Objective
Write the data out again, character for character, with no images.

Recorded data
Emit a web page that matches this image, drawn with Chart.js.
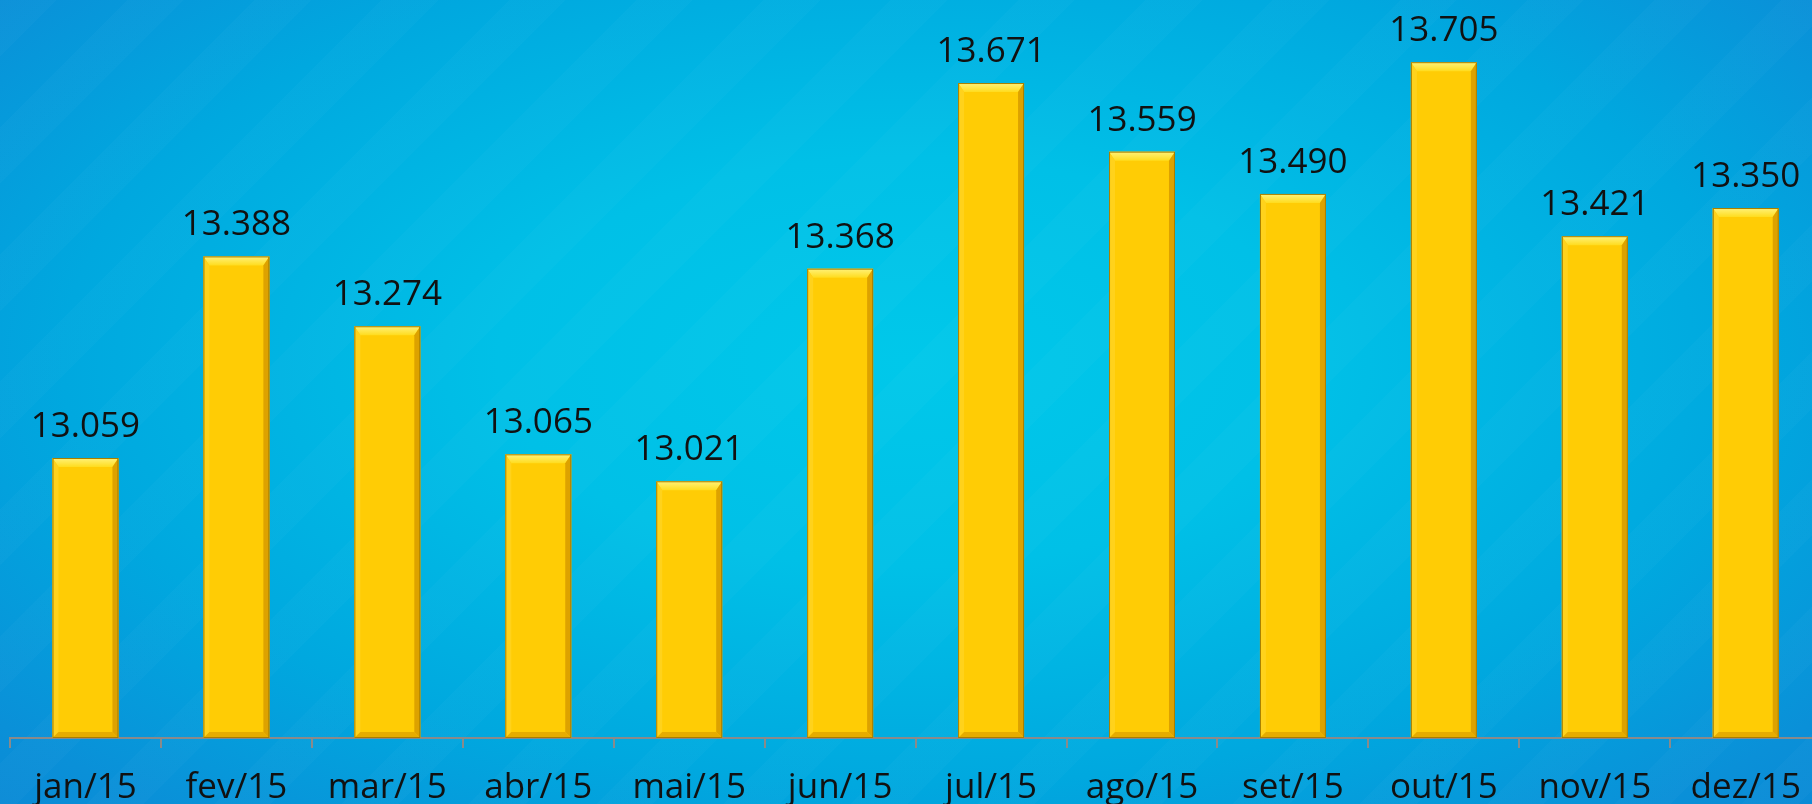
<!DOCTYPE html>
<html>
<head>
<meta charset="utf-8">
<script src="https://cdn.jsdelivr.net/npm/chart.js@4.4.1/dist/chart.umd.min.js"></script>
<style>
  html, body { margin: 0; padding: 0; width: 1812px; height: 804px; overflow: hidden; }
  body {
    background:
      repeating-linear-gradient(135deg, rgba(255,255,255,0.02) 0px, rgba(255,255,255,0.02) 40px, rgba(0,0,0,0) 40px, rgba(0,0,0,0) 90px),
      radial-gradient(ellipse 75% 85% at 50% 45%, #00c8ea 0%, #00c0e7 30%, #00a8df 62%, #0a90d8 85%, #0a86d4 100%);
  }
  #wrap { width: 1812px; height: 804px; overflow: hidden; }
</style>
</head>
<body>
<div id="wrap"><canvas id="kwhChart" width="1824" height="833"></canvas></div>
<script>
// Meses e valores
const months = ['jan/15', 'fev/15', 'mar/15', 'abr/15', 'mai/15', 'jun/15',
                'jul/15', 'ago/15', 'set/15', 'out/15', 'nov/15', 'dez/15'];
const barValues = [13.059, 13.388, 13.274, 13.065, 13.021, 13.368,
                   13.671, 13.559, 13.490, 13.705, 13.421, 13.467];
const valueLabels = ['13.059', '13.388', '13.274', '13.065', '13.021', '13.368',
                     '13.671', '13.559', '13.490', '13.705', '13.421', '13.350'];

const yMin = 12.602;
const yMax = 13.8065;
const fontFamily = '"Open Sans", "Noto Sans", sans-serif';

// Barras com chanfro + rótulos de valor
const bevelPlugin = {
  id: 'bevel',
  afterDatasetsDraw(chart) {
    const ctx = chart.ctx;
    const poly = (pts, color) => {
      ctx.beginPath();
      ctx.moveTo(pts[0][0], pts[0][1]);
      for (let k = 1; k < pts.length; k++) ctx.lineTo(pts[k][0], pts[k][1]);
      ctx.closePath();
      ctx.fillStyle = color;
      ctx.fill();
    };
    ctx.save();
    chart.getDatasetMeta(0).data.forEach((bar, i) => {
      const p = bar.getProps(['x', 'y', 'base', 'width'], true);
      const l = p.x - p.width / 2, r = p.x + p.width / 2, t = p.y;
      const b = Math.min(p.base, chart.chartArea.bottom);
      const d = 6, dt = 9;
      const topGrad = ctx.createLinearGradient(0, t, 0, t + dt);
      topGrad.addColorStop(0, '#FFF27A');
      topGrad.addColorStop(1, '#FFDC1E');
      poly([[l, t], [r, t], [r - d, t + dt], [l + d, t + dt]], topGrad);
      poly([[l, t], [l + d, t + dt], [l + d, b - d], [l, b]], '#FFD21C');
      poly([[r, t], [r, b], [r - d, b - d], [r - d, t + dt]], '#DDA200');
      poly([[l, b], [l + d, b - d], [r - d, b - d], [r, b]], '#E6AC00');
      ctx.strokeStyle = '#A87E00';
      ctx.lineWidth = 1;
      ctx.strokeRect(l + 0.5, t + 0.5, p.width - 1, b - t - 1);

      ctx.fillStyle = '#111';
      ctx.font = '35px ' + fontFamily;
      ctx.textAlign = 'center';
      ctx.textBaseline = 'alphabetic';
      ctx.fillText(valueLabels[i], p.x, t - 21);
    });
    ctx.restore();
  }
};

const ctx = document.getElementById('kwhChart').getContext('2d');
const kwhChart = new Chart(ctx, {
  type: 'bar',
  data: {
    labels: months,
    datasets: [{
      data: barValues,
      base: yMin,
      backgroundColor: '#FFCC05',
      borderWidth: 0,
      categoryPercentage: 1,
      barPercentage: 0.437
    }]
  },
  options: {
    responsive: false,
    animation: false,
    layout: { padding: { left: 10, right: 2, top: 0, bottom: 4 } },
    plugins: {
      legend: { display: false },
      tooltip: { enabled: false }
    },
    scales: {
      x: {
        grid: {
          offset: true,
          drawOnChartArea: false,
          drawTicks: true,
          tickLength: 10,
          color: '#8a8a8a',
          lineWidth: 2
        },
        border: { display: true, color: '#8a8a8a', width: 2 },
        ticks: {
          color: '#111',
          padding: 23,
          font: { family: fontFamily, size: 35, lineHeight: 1.0 }
        }
      },
      y: {
        display: false,
        min: yMin,
        max: yMax
      }
    }
  },
  plugins: [bevelPlugin]
});
</script>
</body>
</html>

Task result
Emit a web page that matches this image, drawn with Chart.js.
<!DOCTYPE html>
<html>
<head>
<meta charset="utf-8">
<script src="https://cdn.jsdelivr.net/npm/chart.js@4.4.1/dist/chart.umd.min.js"></script>
<style>
  html, body { margin: 0; padding: 0; width: 1812px; height: 804px; overflow: hidden; }
  body {
    background:
      repeating-linear-gradient(135deg, rgba(255,255,255,0.02) 0px, rgba(255,255,255,0.02) 40px, rgba(0,0,0,0) 40px, rgba(0,0,0,0) 90px),
      radial-gradient(ellipse 75% 85% at 50% 45%, #00c8ea 0%, #00c0e7 30%, #00a8df 62%, #0a90d8 85%, #0a86d4 100%);
  }
  #wrap { width: 1812px; height: 804px; overflow: hidden; }
</style>
</head>
<body>
<div id="wrap"><canvas id="kwhChart" width="1824" height="833"></canvas></div>
<script>
// Meses e valores
const months = ['jan/15', 'fev/15', 'mar/15', 'abr/15', 'mai/15', 'jun/15',
                'jul/15', 'ago/15', 'set/15', 'out/15', 'nov/15', 'dez/15'];
const barValues = [13.059, 13.388, 13.274, 13.065, 13.021, 13.368,
                   13.671, 13.559, 13.490, 13.705, 13.421, 13.467];
const valueLabels = ['13.059', '13.388', '13.274', '13.065', '13.021', '13.368',
                     '13.671', '13.559', '13.490', '13.705', '13.421', '13.350'];

const yMin = 12.602;
const yMax = 13.8065;
const fontFamily = '"Open Sans", "Noto Sans", sans-serif';

// Barras com chanfro + rótulos de valor
const bevelPlugin = {
  id: 'bevel',
  afterDatasetsDraw(chart) {
    const ctx = chart.ctx;
    const poly = (pts, color) => {
      ctx.beginPath();
      ctx.moveTo(pts[0][0], pts[0][1]);
      for (let k = 1; k < pts.length; k++) ctx.lineTo(pts[k][0], pts[k][1]);
      ctx.closePath();
      ctx.fillStyle = color;
      ctx.fill();
    };
    ctx.save();
    chart.getDatasetMeta(0).data.forEach((bar, i) => {
      const p = bar.getProps(['x', 'y', 'base', 'width'], true);
      const l = p.x - p.width / 2, r = p.x + p.width / 2, t = p.y;
      const b = Math.min(p.base, chart.chartArea.bottom);
      const d = 6, dt = 9;
      const topGrad = ctx.createLinearGradient(0, t, 0, t + dt);
      topGrad.addColorStop(0, '#FFF27A');
      topGrad.addColorStop(1, '#FFDC1E');
      poly([[l, t], [r, t], [r - d, t + dt], [l + d, t + dt]], topGrad);
      poly([[l, t], [l + d, t + dt], [l + d, b - d], [l, b]], '#FFD21C');
      poly([[r, t], [r, b], [r - d, b - d], [r - d, t + dt]], '#DDA200');
      poly([[l, b], [l + d, b - d], [r - d, b - d], [r, b]], '#E6AC00');
      ctx.strokeStyle = '#A87E00';
      ctx.lineWidth = 1;
      ctx.strokeRect(l + 0.5, t + 0.5, p.width - 1, b - t - 1);

      ctx.fillStyle = '#111';
      ctx.font = '35px ' + fontFamily;
      ctx.textAlign = 'center';
      ctx.textBaseline = 'alphabetic';
      ctx.fillText(valueLabels[i], p.x, t - 21);
    });
    ctx.restore();
  }
};

const ctx = document.getElementById('kwhChart').getContext('2d');
const kwhChart = new Chart(ctx, {
  type: 'bar',
  data: {
    labels: months,
    datasets: [{
      data: barValues,
      base: yMin,
      backgroundColor: '#FFCC05',
      borderWidth: 0,
      categoryPercentage: 1,
      barPercentage: 0.437
    }]
  },
  options: {
    responsive: false,
    animation: false,
    layout: { padding: { left: 10, right: 2, top: 0, bottom: 4 } },
    plugins: {
      legend: { display: false },
      tooltip: { enabled: false }
    },
    scales: {
      x: {
        grid: {
          offset: true,
          drawOnChartArea: false,
          drawTicks: true,
          tickLength: 10,
          color: '#8a8a8a',
          lineWidth: 2
        },
        border: { display: true, color: '#8a8a8a', width: 2 },
        ticks: {
          color: '#111',
          padding: 23,
          font: { family: fontFamily, size: 35, lineHeight: 1.0 }
        }
      },
      y: {
        display: false,
        min: yMin,
        max: yMax
      }
    }
  },
  plugins: [bevelPlugin]
});
</script>
</body>
</html>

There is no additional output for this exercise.